* BEGIN PROVIDED MATERIAL *

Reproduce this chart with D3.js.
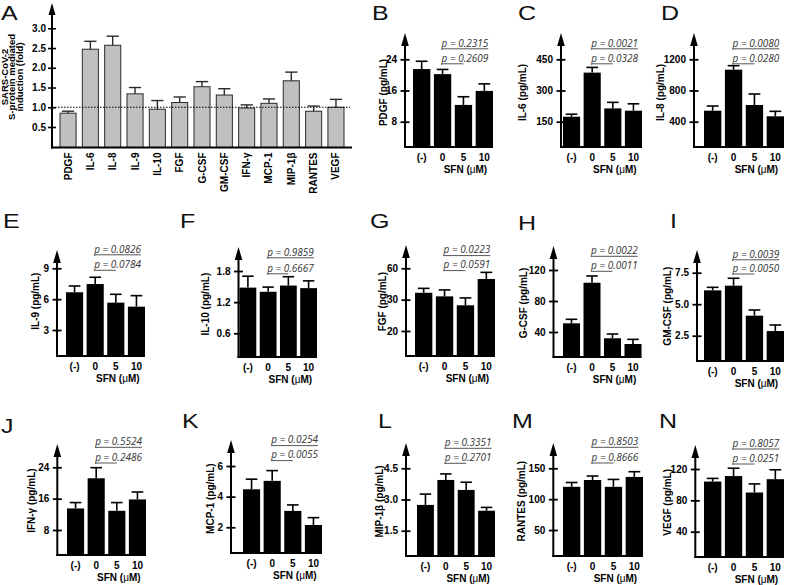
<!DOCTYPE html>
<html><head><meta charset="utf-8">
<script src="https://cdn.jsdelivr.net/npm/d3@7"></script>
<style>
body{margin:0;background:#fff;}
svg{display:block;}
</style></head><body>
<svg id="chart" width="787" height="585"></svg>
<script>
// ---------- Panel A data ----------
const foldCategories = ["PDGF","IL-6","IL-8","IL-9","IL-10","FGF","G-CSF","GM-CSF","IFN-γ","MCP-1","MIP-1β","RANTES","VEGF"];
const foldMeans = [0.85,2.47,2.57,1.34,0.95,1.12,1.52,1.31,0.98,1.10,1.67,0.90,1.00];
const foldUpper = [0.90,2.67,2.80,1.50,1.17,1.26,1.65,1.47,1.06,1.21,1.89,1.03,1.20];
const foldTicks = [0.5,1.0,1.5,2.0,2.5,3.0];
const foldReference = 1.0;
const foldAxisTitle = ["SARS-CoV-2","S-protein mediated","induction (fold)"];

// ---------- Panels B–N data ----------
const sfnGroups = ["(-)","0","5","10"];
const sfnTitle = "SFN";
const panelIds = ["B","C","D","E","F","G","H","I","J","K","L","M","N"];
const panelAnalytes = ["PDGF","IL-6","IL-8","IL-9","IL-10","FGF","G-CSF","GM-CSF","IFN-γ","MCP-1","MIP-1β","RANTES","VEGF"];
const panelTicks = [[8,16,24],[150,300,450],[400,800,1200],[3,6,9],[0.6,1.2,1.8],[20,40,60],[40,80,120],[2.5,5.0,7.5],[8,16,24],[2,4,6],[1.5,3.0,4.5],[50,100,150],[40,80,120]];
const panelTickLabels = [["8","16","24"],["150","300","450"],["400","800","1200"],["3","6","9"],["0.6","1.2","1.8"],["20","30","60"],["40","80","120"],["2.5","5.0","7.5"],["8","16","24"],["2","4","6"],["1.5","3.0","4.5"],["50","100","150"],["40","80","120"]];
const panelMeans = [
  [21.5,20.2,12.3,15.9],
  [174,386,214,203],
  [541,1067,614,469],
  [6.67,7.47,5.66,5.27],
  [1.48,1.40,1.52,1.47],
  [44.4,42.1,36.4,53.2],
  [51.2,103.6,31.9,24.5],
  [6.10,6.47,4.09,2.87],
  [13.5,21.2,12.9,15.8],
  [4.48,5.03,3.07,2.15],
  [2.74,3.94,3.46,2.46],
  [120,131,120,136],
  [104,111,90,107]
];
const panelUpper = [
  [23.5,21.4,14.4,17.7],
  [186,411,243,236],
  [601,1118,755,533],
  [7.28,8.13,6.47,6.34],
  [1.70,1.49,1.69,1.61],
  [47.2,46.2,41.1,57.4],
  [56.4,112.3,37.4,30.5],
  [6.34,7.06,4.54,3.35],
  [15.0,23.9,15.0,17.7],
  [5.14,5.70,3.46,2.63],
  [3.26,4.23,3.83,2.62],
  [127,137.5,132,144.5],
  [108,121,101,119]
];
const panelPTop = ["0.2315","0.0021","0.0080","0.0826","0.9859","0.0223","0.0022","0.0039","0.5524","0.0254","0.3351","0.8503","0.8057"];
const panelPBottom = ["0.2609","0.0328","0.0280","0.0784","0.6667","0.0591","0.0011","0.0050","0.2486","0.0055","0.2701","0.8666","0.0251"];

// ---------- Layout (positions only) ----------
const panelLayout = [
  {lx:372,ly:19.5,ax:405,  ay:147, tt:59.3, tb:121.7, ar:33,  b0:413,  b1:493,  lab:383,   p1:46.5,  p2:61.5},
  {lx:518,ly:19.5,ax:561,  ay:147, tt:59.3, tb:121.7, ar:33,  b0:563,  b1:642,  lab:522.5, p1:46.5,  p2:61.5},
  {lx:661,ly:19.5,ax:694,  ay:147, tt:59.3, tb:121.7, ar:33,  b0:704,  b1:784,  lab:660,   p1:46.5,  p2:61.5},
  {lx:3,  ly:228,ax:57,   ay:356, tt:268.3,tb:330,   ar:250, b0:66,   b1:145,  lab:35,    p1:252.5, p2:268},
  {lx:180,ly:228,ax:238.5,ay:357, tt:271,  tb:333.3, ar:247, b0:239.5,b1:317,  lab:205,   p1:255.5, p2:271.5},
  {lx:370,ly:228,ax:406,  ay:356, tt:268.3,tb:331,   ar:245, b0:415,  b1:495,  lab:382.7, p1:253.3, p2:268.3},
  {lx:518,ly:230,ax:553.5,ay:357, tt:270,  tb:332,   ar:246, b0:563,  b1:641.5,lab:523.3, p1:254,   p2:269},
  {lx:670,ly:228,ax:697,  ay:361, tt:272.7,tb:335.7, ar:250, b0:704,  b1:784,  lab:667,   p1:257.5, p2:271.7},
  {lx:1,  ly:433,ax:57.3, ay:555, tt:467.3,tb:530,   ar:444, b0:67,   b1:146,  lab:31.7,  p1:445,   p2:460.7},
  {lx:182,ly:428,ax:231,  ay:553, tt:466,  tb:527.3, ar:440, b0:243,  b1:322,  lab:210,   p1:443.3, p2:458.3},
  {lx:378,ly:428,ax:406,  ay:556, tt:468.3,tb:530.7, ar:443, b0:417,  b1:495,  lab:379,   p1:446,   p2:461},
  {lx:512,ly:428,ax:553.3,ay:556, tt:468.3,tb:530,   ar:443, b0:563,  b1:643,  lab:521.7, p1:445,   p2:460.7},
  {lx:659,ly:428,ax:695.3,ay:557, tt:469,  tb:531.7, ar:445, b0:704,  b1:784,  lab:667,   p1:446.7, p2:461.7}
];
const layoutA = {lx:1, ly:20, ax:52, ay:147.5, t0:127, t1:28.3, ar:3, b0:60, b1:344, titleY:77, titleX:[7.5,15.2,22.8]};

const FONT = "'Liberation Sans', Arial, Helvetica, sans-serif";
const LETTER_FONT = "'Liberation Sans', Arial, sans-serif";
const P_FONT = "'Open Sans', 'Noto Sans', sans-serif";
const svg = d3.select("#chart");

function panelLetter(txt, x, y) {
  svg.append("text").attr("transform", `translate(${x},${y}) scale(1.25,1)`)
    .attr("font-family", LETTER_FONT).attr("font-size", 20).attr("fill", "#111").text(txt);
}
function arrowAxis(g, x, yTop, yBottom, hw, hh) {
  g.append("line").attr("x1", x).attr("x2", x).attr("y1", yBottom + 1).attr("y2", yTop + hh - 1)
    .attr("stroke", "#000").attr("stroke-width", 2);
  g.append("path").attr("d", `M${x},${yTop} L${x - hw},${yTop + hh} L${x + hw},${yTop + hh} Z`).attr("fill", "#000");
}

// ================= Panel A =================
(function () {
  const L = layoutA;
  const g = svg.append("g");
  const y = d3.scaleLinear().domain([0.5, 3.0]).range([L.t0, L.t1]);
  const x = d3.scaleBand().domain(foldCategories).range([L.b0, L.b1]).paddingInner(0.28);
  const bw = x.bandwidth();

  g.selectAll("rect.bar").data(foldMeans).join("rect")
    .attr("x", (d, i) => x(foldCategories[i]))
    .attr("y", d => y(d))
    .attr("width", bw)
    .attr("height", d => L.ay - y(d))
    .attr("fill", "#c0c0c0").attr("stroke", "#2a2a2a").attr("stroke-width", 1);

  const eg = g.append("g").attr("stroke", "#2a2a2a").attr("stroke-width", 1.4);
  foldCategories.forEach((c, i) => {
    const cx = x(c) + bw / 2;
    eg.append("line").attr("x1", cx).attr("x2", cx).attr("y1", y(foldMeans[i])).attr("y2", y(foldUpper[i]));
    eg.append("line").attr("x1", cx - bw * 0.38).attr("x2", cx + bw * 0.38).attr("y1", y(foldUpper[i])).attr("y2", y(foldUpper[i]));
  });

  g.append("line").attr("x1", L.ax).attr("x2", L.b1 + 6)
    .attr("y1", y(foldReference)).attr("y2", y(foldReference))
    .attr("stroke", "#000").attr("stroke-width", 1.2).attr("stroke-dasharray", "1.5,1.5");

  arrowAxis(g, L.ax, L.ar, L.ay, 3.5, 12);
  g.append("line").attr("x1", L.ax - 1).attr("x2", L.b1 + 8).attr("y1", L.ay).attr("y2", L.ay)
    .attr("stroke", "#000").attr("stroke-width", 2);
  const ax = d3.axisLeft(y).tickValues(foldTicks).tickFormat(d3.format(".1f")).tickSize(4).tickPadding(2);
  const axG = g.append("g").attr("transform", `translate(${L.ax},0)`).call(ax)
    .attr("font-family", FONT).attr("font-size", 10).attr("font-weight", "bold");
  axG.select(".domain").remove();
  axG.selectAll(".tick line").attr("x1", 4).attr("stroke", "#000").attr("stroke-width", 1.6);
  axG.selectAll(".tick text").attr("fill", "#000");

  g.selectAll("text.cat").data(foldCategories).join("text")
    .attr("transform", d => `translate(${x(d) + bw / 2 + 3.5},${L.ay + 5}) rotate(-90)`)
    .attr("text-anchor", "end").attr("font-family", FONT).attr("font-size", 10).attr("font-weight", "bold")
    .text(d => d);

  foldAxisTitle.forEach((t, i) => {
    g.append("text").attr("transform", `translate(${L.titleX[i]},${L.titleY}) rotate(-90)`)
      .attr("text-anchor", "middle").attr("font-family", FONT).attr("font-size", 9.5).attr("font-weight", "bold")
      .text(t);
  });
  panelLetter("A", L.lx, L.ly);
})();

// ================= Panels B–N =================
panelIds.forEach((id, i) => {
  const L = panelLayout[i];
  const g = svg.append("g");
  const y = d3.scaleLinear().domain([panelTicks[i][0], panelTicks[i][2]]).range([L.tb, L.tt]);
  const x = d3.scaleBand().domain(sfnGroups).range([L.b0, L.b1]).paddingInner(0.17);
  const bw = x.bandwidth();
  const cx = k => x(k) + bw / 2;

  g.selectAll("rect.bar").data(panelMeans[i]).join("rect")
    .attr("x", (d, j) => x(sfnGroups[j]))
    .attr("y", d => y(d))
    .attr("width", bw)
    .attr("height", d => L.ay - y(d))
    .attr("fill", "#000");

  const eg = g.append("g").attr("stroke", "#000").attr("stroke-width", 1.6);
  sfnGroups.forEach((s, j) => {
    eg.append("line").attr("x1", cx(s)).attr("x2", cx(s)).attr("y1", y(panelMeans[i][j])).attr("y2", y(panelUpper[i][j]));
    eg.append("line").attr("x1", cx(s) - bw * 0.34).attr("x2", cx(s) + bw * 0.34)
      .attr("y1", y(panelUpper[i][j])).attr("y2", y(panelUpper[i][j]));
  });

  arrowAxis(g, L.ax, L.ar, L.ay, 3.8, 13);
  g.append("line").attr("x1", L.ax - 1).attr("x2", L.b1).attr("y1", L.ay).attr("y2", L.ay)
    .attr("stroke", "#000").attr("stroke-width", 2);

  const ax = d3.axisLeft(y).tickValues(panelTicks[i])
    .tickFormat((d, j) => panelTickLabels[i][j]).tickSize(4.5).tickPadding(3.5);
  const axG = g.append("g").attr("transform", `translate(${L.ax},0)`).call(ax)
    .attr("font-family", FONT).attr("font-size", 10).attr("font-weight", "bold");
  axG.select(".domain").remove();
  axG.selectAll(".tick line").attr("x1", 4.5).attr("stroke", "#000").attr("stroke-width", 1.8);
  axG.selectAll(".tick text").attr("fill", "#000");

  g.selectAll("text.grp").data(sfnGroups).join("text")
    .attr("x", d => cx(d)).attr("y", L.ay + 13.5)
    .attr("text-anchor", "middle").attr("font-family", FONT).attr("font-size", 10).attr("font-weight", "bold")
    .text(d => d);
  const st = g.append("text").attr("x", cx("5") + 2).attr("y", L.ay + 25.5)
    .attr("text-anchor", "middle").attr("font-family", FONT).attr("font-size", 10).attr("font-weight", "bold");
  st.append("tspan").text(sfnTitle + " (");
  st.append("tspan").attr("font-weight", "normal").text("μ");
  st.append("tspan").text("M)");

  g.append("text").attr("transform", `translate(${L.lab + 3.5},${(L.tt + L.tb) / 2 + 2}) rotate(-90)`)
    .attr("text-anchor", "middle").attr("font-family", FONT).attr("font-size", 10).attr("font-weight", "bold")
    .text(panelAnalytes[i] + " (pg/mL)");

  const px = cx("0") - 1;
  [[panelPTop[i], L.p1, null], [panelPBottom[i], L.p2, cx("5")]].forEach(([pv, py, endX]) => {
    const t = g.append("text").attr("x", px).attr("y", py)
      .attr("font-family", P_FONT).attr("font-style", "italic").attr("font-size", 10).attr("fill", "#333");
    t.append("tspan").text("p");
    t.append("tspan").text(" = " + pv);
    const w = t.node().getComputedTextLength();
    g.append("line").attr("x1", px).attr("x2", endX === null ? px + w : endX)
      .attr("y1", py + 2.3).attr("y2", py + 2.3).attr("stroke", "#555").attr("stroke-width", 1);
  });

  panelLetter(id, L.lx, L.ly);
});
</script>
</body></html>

* END PROVIDED MATERIAL *
* BEGIN PROVIDED MATERIAL *

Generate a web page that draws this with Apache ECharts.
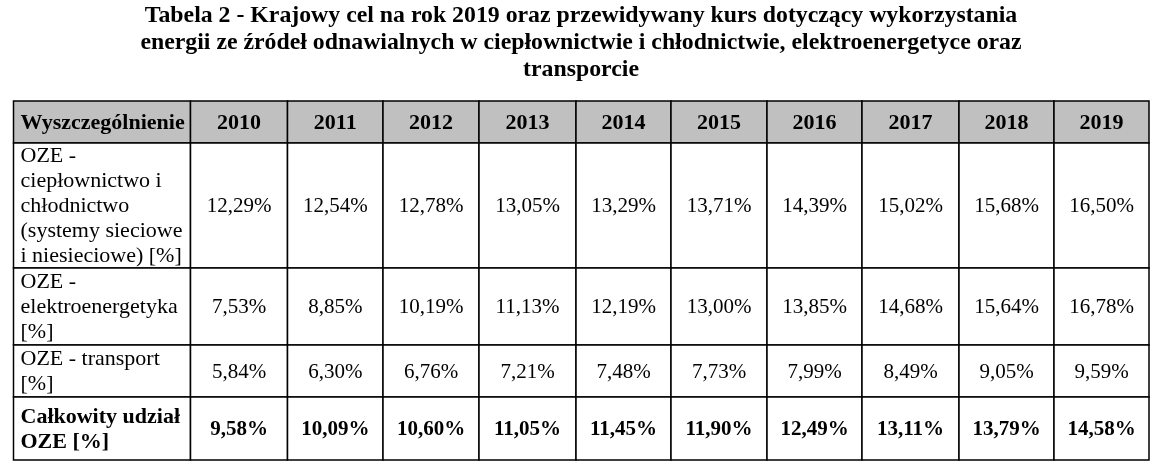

* END PROVIDED MATERIAL *

BRIEF:
Where a line in the entries holds "with", copy that line.

SOLUTION:
Reproduce this chart with D3.js.
Generate a web page that draws this with Apache ECharts.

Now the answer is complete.